Saturday, October 25, 2008

Surveys, a History of Film, a Survey of Film History (Parts XII-XIX), and Oh Yeah, People Can't Seem to Stop Stealing My Cable.

So I went and voted yesterday. On the way in, I was given a survey to keep me entertained while I waited in line; the survey was supposed to tell me what my political leanings are. That's the opposite of what I would have expected, but if you're curious you can take the same quiz online. There was also a guy there who was running for Congress by standing one foot outside the line beyond which no campaigning is allowed (X feet from the polling location) and handing out fliers that said essentially nothing about him. It was a moot point, because as it turns out he is a Democrat and I live two blocks outside his district.

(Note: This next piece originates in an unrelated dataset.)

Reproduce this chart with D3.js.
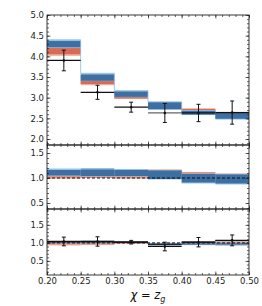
<!DOCTYPE html>
<html>
<head>
<meta charset="utf-8">
<script src="https://cdn.jsdelivr.net/npm/d3@7"></script>
<style>
body { margin: 0; background: #fff; }
svg text { font-family: "DejaVu Sans", sans-serif; }
</style>
</head>
<body>
<div id="chart"></div>
<script>
var width = 262,
    height = 306;

// bin edges and x ticks
var binEdges = [0.20, 0.25, 0.30, 0.35, 0.40, 0.45, 0.50];
var xTicks = [0.20, 0.25, 0.30, 0.35, 0.40, 0.45, 0.50];

// top panel: distributions
var topBlueHi   = [4.40, 3.59, 3.17, 2.90, 2.69, 2.64];
var topBlueLo   = [4.20, 3.40, 3.01, 2.71, 2.58, 2.47];
var topBlueInHi = [4.37, 3.56, 3.15, 2.89, 2.68, 2.63];
var topBlueInLo = [4.22, 3.41, 3.02, 2.72, 2.59, 2.49];
var topRedHi    = [4.22, 3.42, 3.03, 2.80, 2.74, 2.66];
var topRedLo    = [4.01, 3.30, 2.97, 2.72, 2.62, 2.58];
var topRedInHi  = [4.20, 3.41, 3.02, 2.79, 2.73, 2.65];
var topRedInLo  = [4.05, 3.33, 2.98, 2.73, 2.63, 2.59];
var topData     = [3.90, 3.13, 2.77, 2.63, 2.63, 2.64];
var topDataErr  = [0.25, 0.17, 0.12, 0.23, 0.21, 0.28];
var topTicks    = [2.0, 2.5, 3.0, 3.5, 4.0, 4.5, 5.0];

// middle panel: ratio
var midBlueHi   = [1.19, 1.20, 1.18, 1.16, 1.09, 1.08];
var midBlueLo   = [1.04, 1.03, 1.03, 0.97, 0.89, 0.87];
var midBlueInHi = [1.16, 1.17, 1.16, 1.15, 1.08, 1.07];
var midBlueInLo = [1.05, 1.04, 1.04, 0.98, 0.91, 0.89];
var midRedHi    = [1.05, 1.04, 1.04, 1.17, 1.12, 1.09];
var midRedLo    = [0.99, 1.00, 0.99, 1.10, 1.06, 1.04];
var midTicks    = [0.5, 1.0, 1.5];

// bottom panel: ratio to data
var botBlueHi = [1.05, 1.06, 1.05, 1.00, 1.00, 1.00];
var botBlueLo = [0.99, 0.99, 1.00, 0.93, 0.94, 0.93];
var botRedHi  = [1.00, 1.00, 1.02, 0.99, 1.04, 1.03];
var botRedLo  = [0.93, 0.94, 0.97, 0.95, 1.00, 0.98];
var botLine   = [1.03, 1.03, 1.02, 0.95, 1.02, 1.06];
var botData   = [1.04, 1.04, 1.02, 0.90, 1.02, 1.07];
var botErr    = [0.12, 0.13, 0.05, 0.12, 0.13, 0.15];
var botTicks  = [0.5, 1.0, 1.5];

var blueDark = "#386a9e",
    blueLight = "#8dbbe0",
    redDark = "#d5634a",
    redLight = "#f0aa96";

var svg = d3.select("#chart").append("svg")
    .attr("width", width)
    .attr("height", height);

var left = 47, right = 249;

var x = d3.scaleLinear()
    .domain([0.20, 0.50])
    .range([left, right]);

var panels = [
    { top: 15,  bottom: 145, domain: [1.855, 5.0], ticks: topTicks },
    { top: 145, bottom: 209, domain: [0.38, 1.66], ticks: midTicks },
    { top: 209, bottom: 275, domain: [0.11, 1.94], ticks: botTicks }
];

panels.forEach(function(p) {
    p.y = d3.scaleLinear().domain(p.domain).range([p.bottom, p.top]);
});

function binsOf(lo, hi) {
    return lo.map(function(d, i) {
        return { x0: binEdges[i], x1: binEdges[i + 1], lo: d, hi: hi[i] };
    });
}

function drawBand(g, y, lo, hi, color, opacity) {
    g.append("g").selectAll("rect")
        .data(binsOf(lo, hi))
        .enter()
        .append("rect")
        .attr("x", function(d) { return x(d.x0); })
        .attr("width", function(d) { return x(d.x1) - x(d.x0); })
        .attr("y", function(d) { return y(d.hi); })
        .attr("height", function(d) { return y(d.lo) - y(d.hi); })
        .attr("fill", color)
        .attr("opacity", opacity);
}

// light step outline like the fill_between edge
function drawStep(g, y, vals, color) {
    var pts = vals.map(function(v, i) { return [binEdges[i], v]; });
    pts.push([binEdges[binEdges.length - 1], vals[vals.length - 1]]);
    g.append("path")
        .datum(pts)
        .attr("d", d3.line()
            .x(function(d) { return x(d[0]); })
            .y(function(d) { return y(d[1]); })
            .curve(d3.curveStepAfter))
        .attr("fill", "none")
        .attr("stroke", color)
        .attr("stroke-width", 1)
        .attr("opacity", 0.8);
}

function drawPoints(g, y, vals, errs, lineCol) {
    var data = vals.map(function(v, i) {
        return { x0: binEdges[i], x1: binEdges[i + 1], v: v, e: errs[i], i: i };
    });
    var pts = g.append("g");
    pts.selectAll("line.h")
        .data(data).enter()
        .append("line")
        .attr("x1", function(d) { return x(d.x0); })
        .attr("x2", function(d) { return x(d.x1); })
        .attr("y1", function(d) { return y(d.v); })
        .attr("y2", function(d) { return y(d.v); })
        .attr("stroke", function(d) { return lineCol ? lineCol(d) : "#111"; })
        .attr("stroke-width", 1.2);
    pts.selectAll("line.v")
        .data(data).enter()
        .append("line")
        .attr("x1", function(d) { return x((d.x0 + d.x1) / 2); })
        .attr("x2", function(d) { return x((d.x0 + d.x1) / 2); })
        .attr("y1", function(d) { return y(d.v + d.e); })
        .attr("y2", function(d) { return y(d.v - d.e); })
        .attr("stroke", "#111")
        .attr("stroke-width", 1);
    [1, -1].forEach(function(s) {
        pts.selectAll("line.cap" + s)
            .data(data).enter()
            .append("line")
            .attr("x1", function(d) { return x((d.x0 + d.x1) / 2) - 2; })
            .attr("x2", function(d) { return x((d.x0 + d.x1) / 2) + 2; })
            .attr("y1", function(d) { return y(d.v + s * d.e); })
            .attr("y2", function(d) { return y(d.v + s * d.e); })
            .attr("stroke", "#111")
            .attr("stroke-width", 1);
    });
    pts.selectAll("circle")
        .data(data).enter()
        .append("circle")
        .attr("cx", function(d) { return x((d.x0 + d.x1) / 2); })
        .attr("cy", function(d) { return y(d.v); })
        .attr("r", 1.3)
        .attr("fill", "#111");
}

function dashedOne(g, y) {
    g.append("line")
        .attr("x1", left).attr("x2", right)
        .attr("y1", y(1)).attr("y2", y(1))
        .attr("stroke", "#111")
        .attr("stroke-width", 1)
        .attr("stroke-dasharray", "3,2");
}

// ---- top panel
var g0 = svg.append("g"), y0 = panels[0].y;
drawBand(g0, y0, topRedLo, topRedHi, redLight, 0.9);
drawBand(g0, y0, topRedInLo, topRedInHi, redDark, 0.9);
drawBand(g0, y0, topBlueLo, topBlueHi, blueLight, 0.9);
drawBand(g0, y0, topBlueInLo, topBlueInHi, blueDark, 0.95);
drawStep(g0, y0, topBlueHi, blueLight);
drawPoints(g0, y0, topData, topDataErr, function(d) { return d.i == 3 ? "#666" : "#111"; });

// ---- middle panel
var g1 = svg.append("g"), y1 = panels[1].y;
drawBand(g1, y1, midRedLo, midRedHi, redDark, 0.7);
drawBand(g1, y1, midBlueLo, midBlueHi, blueLight, 0.9);
drawBand(g1, y1, midBlueInLo, midBlueInHi, blueDark, 0.95);
dashedOne(g1, y1);

// ---- bottom panel
var g2 = svg.append("g"), y2 = panels[2].y;
drawBand(g2, y2, botRedLo, botRedHi, redDark, 0.6);
drawBand(g2, y2, botBlueLo, botBlueHi, blueDark, 0.8);
dashedOne(g2, y2);
drawPoints(g2, y2, botData, botErr);
g2.append("g").selectAll("line")
    .data(botLine).enter()
    .append("line")
    .attr("x1", function(d, i) { return x(binEdges[i]); })
    .attr("x2", function(d, i) { return x(binEdges[i + 1]); })
    .attr("y1", function(d) { return y2(d); })
    .attr("y2", function(d) { return y2(d); })
    .attr("stroke", "#111")
    .attr("stroke-width", 1);

// ---- axes, ticks on every side pointing inward
var xMinor = d3.range(20, 51).map(function(d) { return d / 100; });

panels.forEach(function(p, k) {
    var yMinor = d3.range(Math.ceil(p.domain[0] * 10), Math.floor(p.domain[1] * 10) + 1)
        .map(function(d) { return d / 10; });

    var ax = svg.append("g").attr("class", "axes");

    ax.append("g")
        .attr("transform", "translate(" + left + ",0)")
        .call(d3.axisLeft(p.y).tickValues(p.ticks).tickSize(-3.5).tickPadding(3)
            .tickFormat(d3.format(".1f")));
    ax.append("g")
        .attr("transform", "translate(" + left + ",0)")
        .call(d3.axisLeft(p.y).tickValues(yMinor).tickSize(-2).tickFormat(""));
    ax.append("g")
        .attr("transform", "translate(" + right + ",0)")
        .call(d3.axisRight(p.y).tickValues(p.ticks).tickSize(-3.5).tickFormat(""));
    ax.append("g")
        .attr("transform", "translate(" + right + ",0)")
        .call(d3.axisRight(p.y).tickValues(yMinor).tickSize(-2).tickFormat(""));

    ax.append("g")
        .attr("transform", "translate(0," + p.bottom + ")")
        .call(d3.axisBottom(x).tickValues(xTicks).tickSize(-3.5).tickPadding(3)
            .tickFormat(k == 2 ? d3.format(".2f") : ""));
    ax.append("g")
        .attr("transform", "translate(0," + p.bottom + ")")
        .call(d3.axisBottom(x).tickValues(xMinor).tickSize(-2).tickFormat(""));
    ax.append("g")
        .attr("transform", "translate(0," + p.top + ")")
        .call(d3.axisTop(x).tickValues(xTicks).tickSize(-3.5).tickFormat(""));
    ax.append("g")
        .attr("transform", "translate(0," + p.top + ")")
        .call(d3.axisTop(x).tickValues(xMinor).tickSize(-2).tickFormat(""));

    ax.selectAll(".domain").remove();

    ax.append("rect")
        .attr("x", left).attr("y", p.top)
        .attr("width", right - left).attr("height", p.bottom - p.top)
        .attr("fill", "none")
        .attr("stroke", "#222")
        .attr("stroke-width", 0.9);
});

svg.selectAll(".axes text")
    .attr("font-size", 8.5)
    .attr("fill", "#222");
svg.selectAll(".axes .tick line")
    .attr("stroke", "#222")
    .attr("stroke-width", 0.7);

// x axis label
var lab = svg.append("text")
    .attr("x", 148)
    .attr("y", 299)
    .attr("text-anchor", "middle")
    .attr("font-size", 11.5)
    .attr("font-style", "italic")
    .attr("fill", "#111");
lab.append("tspan").text("χ = z");
lab.append("tspan").attr("font-size", 8).attr("dy", 2.5).text("g");
</script>
</body>
</html>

Also this week I had the joy once again of being robbed of services legally mine by right of purchase. There is something about the apartment upstairs that drives people to patch into my cable. The first of my neighbors did it twice, necessitating two visits from a cable technician to restore my service (both times he removed a splitter from my line, which was later replaced with a new one "accidentally"). The new residents also found it more convenient to put a splitter on my line than to pay for service of their own. A technician once again removed a splitter from the line four weeks ago. Most recently, I removed another splitter from the line myself earlier this week, hoping to avoid the three day wait for a technician to come out. No such luck, because as it turns out, this was no ordinary piracy. This time, the thieves upstairs moved out (it's interesting to note that with less than four weeks remaining in the apartment, they still felt the need to resume stealing my cable) and, having decided they were done stealing from me, somehow managed to have a cable technician come out and disconnect my service altogether. That, at least, is what the technician found when he came out three days later to check out the problem. So the irony is that at the exact moment I noticed my service go out, there was a technician 100 feet away actively disconnecting it.

Finally, over the past couple of months I have managed to make further progress in my survey of film history (via my Blockbuster queue), but that same progress will likely be soon undone. I say that because on the second to last day of my vacation, it rained for 12 hours. Coincidentally, that same day the owner of the B&B I was staying at, knowing I am interested in film, had brought me a book she had run across at the local library. It was a 300-and-something page coffee table book, American Cinema: One Hundred Years of Filmmaking, by Jeanine Basinger; I read the entire book. It began with an analysis of the aspect of filmed storytelling that fascinates me most, the use of the "invisible" technical aspects of filming to manipulate the audience and further the story, but pulled a bait-and-switch and became a detailed history of the development of the film industry and the Hollywood studio system. Still very interesting, but not quite as interesting as listening to someone agree with me for 12 hours. The author said many things in the first two chapters that I agree with, and I'm still wishing I could have read the book that should have followed them. In any case, thanks to that book I may now be adding as many as 16 new movies to my queue. Movies seen since the last update:

Two very similar movies in Gentleman's Agreement (1947), starring Gregory Peck, and Mr. Smith Goes to Washington (1939), starring Jimmy Stewart. Taken on face value, these two movies may not seem that similar; Gentleman's Agreement is about a reporter who goes "undercover" as a Jew to write a story about anti-semitism, while Mr. Smith is the much-loved classic about a Boy Scout leader appointed to congress; however, both tell the story of a passionate individual encountering corruption and fighting to stop it. Where the two films diverge the most is in my opinion of them: Gentleman's Agreement was spectacular; Mr. Smith was barely mediocre. The reason, I think, is that Mr. Smith is a wide-eyed, golly-gee love poem to a hyper-idealized version of the founding fathers and American democracy; it's more of an over-dramatized PSA than a story. Gentleman's Agreement on the other hand takes a (comparatively) realistic and very human perspective on a very human problem; it very much deserved its three Oscar wins (including Best Picture) and its five additional nominations.

I also surprised myself by very much liking Casablanca (1942); I honestly didn't expect to.

The Philadelphia Story (1940), starring Kathryn Hepburn, Cary Grant and James Stewart. Entertaining and well-made; recommended.

Also viewed: The Ghost and Mrs. Muir (1947), Brief Encounter (1945), Arsenic and Old Lace (1944), and Mr. and Mrs. Smith (1941). These movies were all good, but not particularly outstanding.